African dealmaking steps into global market


Business Reporter

AFTER several years of steady increase in mergers and acquisitions activity, African dealmaking has made the final step to firmly entrench itself into the global marketplace.

Despite political turmoil in many countries, a prolonged downturn in the commodities cycle and related currency risk, Africa’s top economies have maintained investor interest with strong momentum in M&A across the majority of sectors.

This is one of the key findings of the fourth edition of “Deal Drivers Africa”, published by Mergermarket in collaboration with Control Risks, the leading business risk consultancy.

“M&A activity in Africa is currently driven by many factors; downturns in more established markets make international buyers look out for new targets; capital is more easily available and high-quality targets are offered at very attractive prices,” says Mr George Nicholls, senior managing director for Southern Africa at Control Risks.

“While most actors (88 percent) acknowledge the fact that external advisers are crucial to the success of a deal, still only 19 percent use external support for due diligence assessments.

“Hence, many deals fail at the step of the very initial due diligence, as lack of transparency and local knowledge leads to lack of clarity in the ownership structures.”

South Africa, Nigeria and Kenya are seen as the most attractive target countries for M&A activity on the continent.

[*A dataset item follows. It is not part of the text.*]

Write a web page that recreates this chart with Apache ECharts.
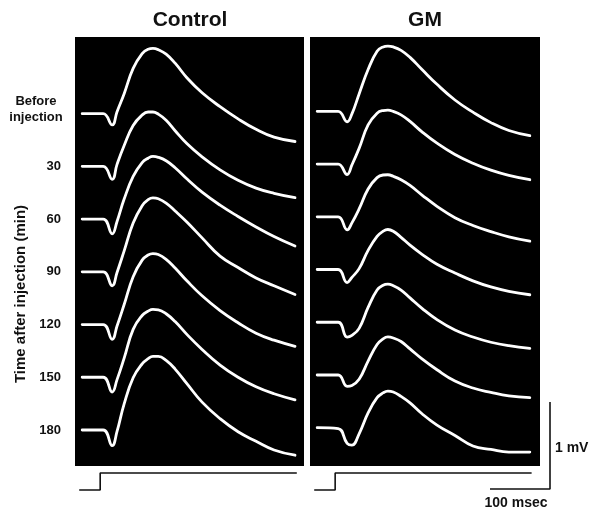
<!DOCTYPE html>
<html><head><meta charset="utf-8">
<script src="https://cdn.jsdelivr.net/npm/echarts@6/dist/echarts.min.js"></script>
<style>html,body{margin:0;padding:0;background:#fff}#c{width:589px;height:512px}</style>
</head><body><div id="c"></div>
<script>
// time (msec, stimulus onset = 0)
const timeMs = [-30, 5, 20, 28, 40, 55, 70, 80, 88, 97, 110, 125, 145, 170, 200, 230, 260, 290, 325];
const rowLabels = ['Before\ninjection', '30', '60', '90', '120', '150', '180'];

// Control responses (mV re. baseline)
const controlBefore = [0, 0, -0.13, 0.02, 0.23, 0.52, 0.69, 0.74, 0.75, 0.735, 0.685, 0.58, 0.41, 0.24, 0.08, -0.06, -0.18, -0.27, -0.32];
const control30     = [0, 0, -0.15, 0.02, 0.24, 0.47, 0.59, 0.625, 0.625, 0.60, 0.53, 0.41, 0.26, 0.11, -0.04, -0.16, -0.25, -0.31, -0.36];
const control60     = [0, 0, -0.17, -0.03, 0.23, 0.49, 0.65, 0.70, 0.72, 0.71, 0.67, 0.59, 0.46, 0.31, 0.16, 0.03, -0.09, -0.20, -0.31];
const control90     = [0, 0, -0.16, -0.01, 0.24, 0.56, 0.76, 0.83, 0.85, 0.84, 0.79, 0.70, 0.57, 0.39, 0.18, 0.05, -0.07, -0.16, -0.26];
const control120    = [0, 0, -0.17, -0.02, 0.23, 0.55, 0.74, 0.80, 0.815, 0.805, 0.75, 0.65, 0.50, 0.33, 0.16, 0.02, -0.10, -0.18, -0.25];
const control150    = [0, 0, -0.17, -0.03, 0.22, 0.55, 0.71, 0.76, 0.78, 0.775, 0.73, 0.64, 0.49, 0.32, 0.14, 0.00, -0.11, -0.19, -0.26];
const control180    = [0, 0, -0.18, -0.02, 0.30, 0.60, 0.76, 0.82, 0.845, 0.845, 0.80, 0.70, 0.53, 0.32, 0.13, -0.02, -0.13, -0.23, -0.29];

// GM responses (mV re. baseline)
const gmBefore = [0, 0, -0.12, -0.03, 0.20, 0.48, 0.69, 0.74, 0.75, 0.74, 0.70, 0.62, 0.48, 0.31, 0.13, -0.01, -0.13, -0.22, -0.28];
const gm30     = [0, 0, -0.12, -0.01, 0.18, 0.45, 0.585, 0.615, 0.62, 0.605, 0.565, 0.49, 0.37, 0.24, 0.11, 0.01, -0.07, -0.13, -0.18];
const gm60     = [0, 0, -0.15, -0.07, 0.09, 0.32, 0.45, 0.48, 0.483, 0.465, 0.425, 0.36, 0.25, 0.12, -0.01, -0.10, -0.17, -0.23, -0.28];
const gm90     = [0, 0, -0.15, -0.09, 0.01, 0.22, 0.38, 0.44, 0.46, 0.44, 0.37, 0.28, 0.175, 0.06, -0.04, -0.13, -0.20, -0.25, -0.29];
const gm120    = [0, 0, -0.17, -0.15, -0.07, 0.17, 0.37, 0.425, 0.437, 0.42, 0.37, 0.28, 0.16, 0.03, -0.09, -0.17, -0.23, -0.27, -0.30];
const gm150    = [0, 0, -0.13, -0.12, -0.05, 0.16, 0.35, 0.415, 0.437, 0.425, 0.385, 0.30, 0.185, 0.06, -0.07, -0.15, -0.20, -0.24, -0.26];
const gm180    = [0, -0.01, -0.18, -0.20, -0.07, 0.17, 0.345, 0.40, 0.42, 0.41, 0.36, 0.285, 0.16, 0.03, -0.09, -0.21, -0.25, -0.28, -0.28];

// stimulus step and scale bar
const stimTime = [-35, 0, 0, 328];
const stimLevel = [0, 0, 1, 1];
const scaleTime = [0, 100, 100];
const scaleMv = [0, 0, 1];

const controlTraces = [controlBefore, control30, control60, control90, control120, control150, control180];
const gmTraces = [gmBefore, gm30, gm60, gm90, gm120, gm150, gm180];

const STEP = 0.606; // vertical stacking between sweeps (mV)
const FONT = '"Liberation Sans", Arial, Helvetica, sans-serif';
const chart = echarts.init(document.getElementById('c'), null, {renderer: 'canvas'});

function traceSeries(traces, idx) {
  return traces.map((arr, i) => ({
    type: 'line', xAxisIndex: idx, yAxisIndex: idx,
    data: timeMs.map((t, k) => [t, arr[k] + (traces.length - 1 - i) * STEP]),
    smooth: 0.45, showSymbol: false, symbol: 'none', silent: true,
    lineStyle: {color: '#fff', width: 2.8, cap: 'round', join: 'round'},
    animation: false
  }));
}
function blackLine(xs, ys, idx, w) {
  return {
    type: 'line', xAxisIndex: idx, yAxisIndex: idx,
    data: xs.map((x, k) => [x, ys[k]]), showSymbol: false, symbol: 'none',
    silent: true, clip: false, animation: false,
    lineStyle: {color: '#111', width: w}
  };
}

const hidden = {show: false};
const option = {
  backgroundColor: '#fff',
  animation: false,
  grid: [
    {left: 75, top: 37, width: 229, height: 429, show: true, backgroundColor: '#000', borderWidth: 0},
    {left: 310, top: 37, width: 230, height: 429, show: true, backgroundColor: '#000', borderWidth: 0},
    {left: 75, top: 473, width: 229, height: 17},
    {left: 310, top: 473, width: 230, height: 17},
    {left: 490, top: 402, width: 60, height: 87}
  ],
  xAxis: [
    {type: 'value', gridIndex: 0, min: -42, max: 340, ...hidden},
    {type: 'value', gridIndex: 1, min: -42, max: 342, ...hidden},
    {type: 'value', gridIndex: 2, min: -42, max: 340, ...hidden},
    {type: 'value', gridIndex: 3, min: -42, max: 342, ...hidden},
    {type: 'value', gridIndex: 4, min: 0, max: 100, ...hidden}
  ],
  yAxis: [
    {type: 'value', gridIndex: 0, min: -0.414, max: 4.517, ...hidden},
    {type: 'value', gridIndex: 1, min: -0.44, max: 4.49, ...hidden},
    {type: 'value', gridIndex: 2, min: 0, max: 1, ...hidden},
    {type: 'value', gridIndex: 3, min: 0, max: 1, ...hidden},
    {type: 'value', gridIndex: 4, min: 0, max: 1, ...hidden}
  ],
  series: [
    ...traceSeries(controlTraces, 0),
    ...traceSeries(gmTraces, 1),
    blackLine(stimTime, stimLevel, 2, 1.6),
    blackLine(stimTime, stimLevel, 3, 1.6),
    blackLine(scaleTime, scaleMv, 4, 1.6)
  ]
};
chart.setOption(option);

// text labels
const g = [];
function txt(text, x, y, size, align, extra) {
  return Object.assign({
    type: 'text', x: x, y: y, silent: true,
    style: {text: text, fill: '#111', font: 'bold ' + size + 'px ' + FONT,
            textAlign: align || 'center', textVerticalAlign: 'middle', lineHeight: 16}
  }, extra || {});
}
g.push(txt('Control', 190, 20, 21));
g.push(txt('GM', 425, 20, 21));
rowLabels.forEach((lab, i) => {
  const y = chart.convertToPixel({gridIndex: 0}, [0, (rowLabels.length - 1 - i) * STEP])[1];
  if (i === 0) g.push(txt(lab, 36, y - 4, 13, 'center'));
  else g.push(txt(lab, 61, y, 13, 'right'));
});
g.push(txt('Time after injection (min)', 21, 294, 15, 'center', {rotation: Math.PI / 2}));
g.push(txt('1 mV', 555, 448, 14, 'left'));
g.push(txt('100 msec', 516, 503, 14, 'center'));
chart.setOption({graphic: g});
</script>
</body></html>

The report says all respondents believe that cross-border deal making between African countries will continue to increase with most foreign buyers of African companies in 2016 coming from Europe, Asia-Pacific and North America.

Energy, mining and utilities are expected to generate the most M&A activity in Africa while industrial and chemicals are being viewed as the second busiest sector this year.

However, regulatory uncertainty, particularly compliance and integrity issues, are highlighted as the principal obstacle to M&A activity in Africa, followed by operational and security risks.

Cyber security is given highest importance by about 60 percent of respondents when doing an M&A deal in Africa, according to the report.

“Despite all the enthusiasm over this positive development, major obstacles remain.

Regulatory, operational, security and increasingly cyber risks are major risks that should be considered when undertaking M&A activity on the continent,” said Mr Nicholls.

African businesses pursuing pan-African expansion strategies and companies consolidating their domestic markets are anticipated to be main drivers of buy-side deal activity.

With regards to the main drivers of sell-side activity, the bulk of respondents expect that most vendors will use M&A strategically to fund expansion in more profitable business.

Some say the sell-side deals will be influenced by a focus on core business.

“African companies are aggressively targeting high yielding markets and reviewing their business models to carve-out non-core assets to ensure more focus on the core areas and to build the operational quality and value for a competitive position,” the report says, citing a chief financial officer at a Kenyan corporate.

As was the case in previous study, private equity exits are again expected to be the second biggest driver of sell-side M&A, as buyout firms move to realise their portfolios at a time when valuations are deemed attractive.

“Private equity firms are exiting their investments in the African market with high valuations and building capital for new investments.

The return on investments will be higher due to the rapid economic growth and the easing of regulatory requirements,” a finance director based in Zimbabwe says.